Gateway Bootstrap Matrix

Start packaged OpenClaw in Docker with clean state:

  • provider plugins enabled, no credentials: ready with warnings, no crash
  • channel plugins configured disabled: no runtime deps staged
  • startup-activation plugins enabled: ready and reflected in status
  • invalid single plugin config: bad plugin skipped/quarantined, others remain

Assert:

  • gateway reaches ready
  • openclaw status --json includes plugin diagnostics
  • openclaw plugins inspect --all --json is parseable
  • package tree is not mutated
  • logs contain no raw tokens

Config Round-Trip Representatives

Use representative plugin families instead of every plugin for deep config round-trip:

  • providers: openai, anthropic, mistral, openrouter
  • channels: telegram, discord, slack, whatsapp
  • memory: memory-lancedb
  • feature/runtime: browser, acpx, tokenjuice

For each representative:

  1. Write config through CLI when possible.
  2. Read it back through config get or JSON.
  3. Run plugins inspect.
  4. Run doctor --non-interactive.
  5. Trigger gateway config reload if applicable.
  6. Compare config hash before/after no-op commands.

External SDK Smoke

In a package Docker lane, create tiny external plugins and install them from:

  • local directory
  • .tgz
  • file: npm spec

Cover CJS and ESM shapes, plus at least one plugin importing focused openclaw/plugin-sdk/* subpaths. Assert plugins inspect sees its tool, gateway method, CLI command, or service.

Live-Ish Probe Rules

Before live-ish work, source allowed env in Testbox and generate a redacted availability matrix: present/missing only, never values.

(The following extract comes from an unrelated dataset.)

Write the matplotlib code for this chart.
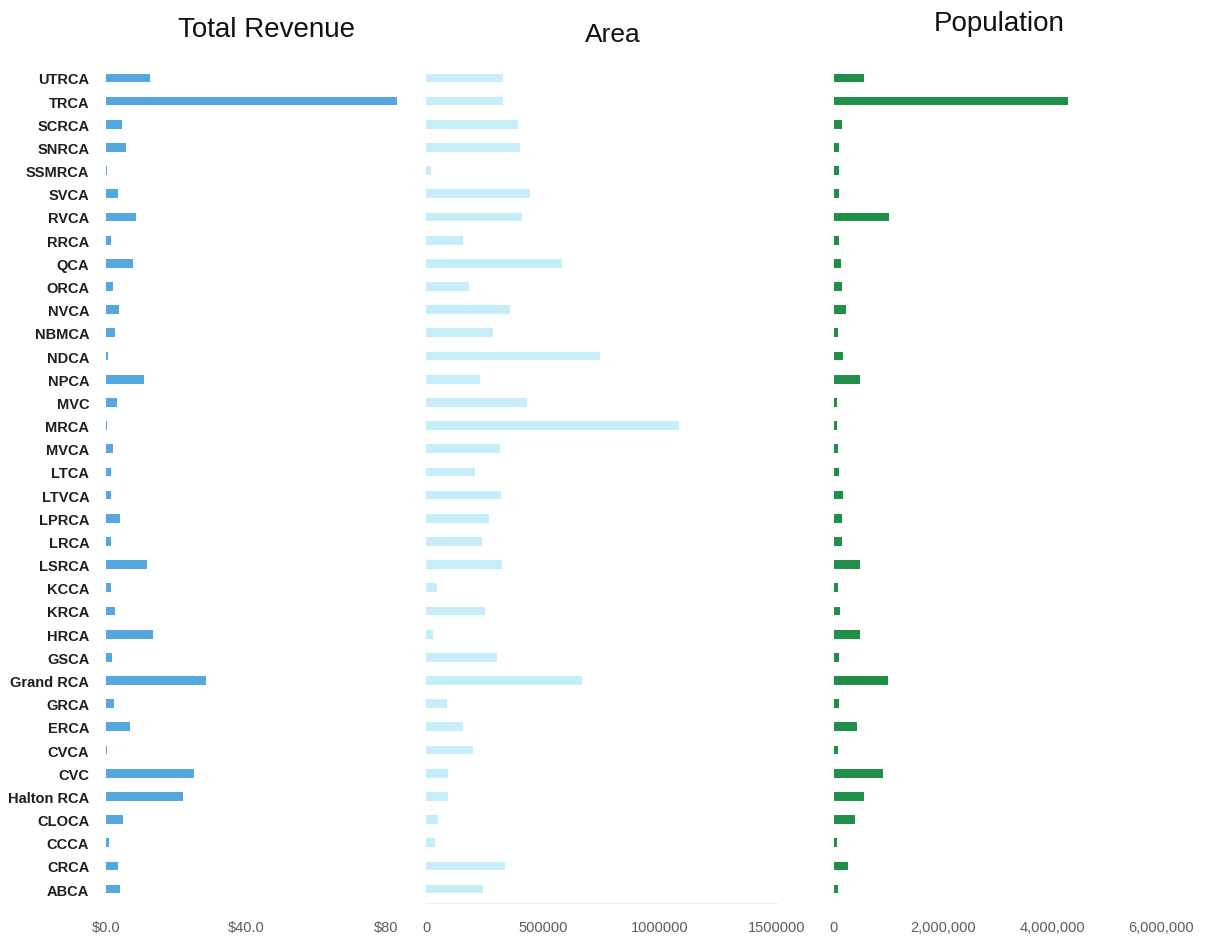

Only run probes for credentials that exist. Prefer auth/catalog/status probes over sending user-visible messages. If a probe might contact an external user, channel, or workspace, stop and ask the user.

Reporting

Report in this shape:

text
package/ref:
tbx ids / run urls:
matrix:
  bundled lifecycle:
  package acceptance:
  doctor/fix:
  gateway bootstrap:
  config round-trip:
  sdk external:
  live-ish:
failures:
skips:
next highest-value gap:

Say clearly when a failure is Testbox sync/env damage rather than product behavior, and prove that with a clean rerun or current-main comparison.